Even if that argument is to be taken, it is seen from the records that the petitioner was initially enrolled into service on 12.01.2007 and placed under suspension on 25.02.2008. If it is to be taken on a rough calculation that he had worked for one year and one month, then the petitioner has reasonable expectation to be considered to continue to be in enrollment for a further period of one year and 10 months. 8. I leave it to the wisdom of the respondents, to take a decision either way, namely, they could give reasons for passing any order they want, or they could extend the service of the petitioner, or they can even terminate the service of the petitioner, but, they must follow rules and then pass appropriate orders. The impugned order has to be set aside and is set aside. The matter is remitted back to the second respondent for fresh consideration.

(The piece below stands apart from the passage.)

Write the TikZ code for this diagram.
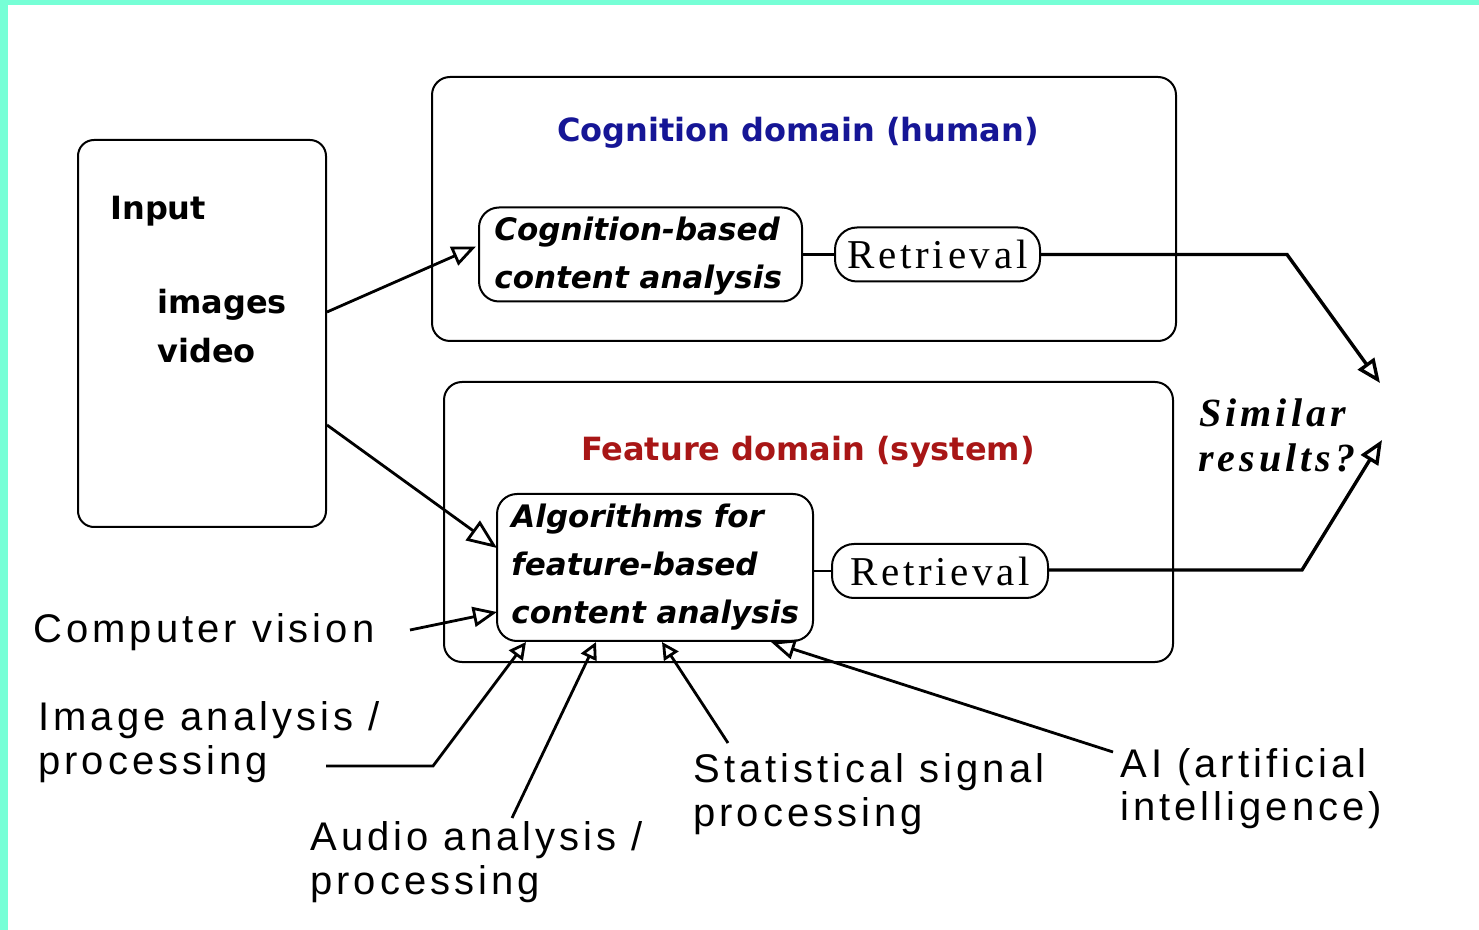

The petitioner is already facing an order of suspension. In view of that particular fact, let a fresh order be passed by the second respondent within a period of three weeks from the date of receipt of a copy of this order. Till such time,the petitioner shall remain placed under suspension and further orders must be passed afresh within a period of three weeks. 9. The learned counsel for the petitioner made a plea that the petitioner should be paid subsistence allowance. That is a decision which will have to be taken only by the second respondent if at all a representation in writing is given by the petitioner. Let it also be considered in its proper light. 10. With the above directions, this Writ Petition stands disposed of. No costs. Consequently connected miscellaneous petitions are closed.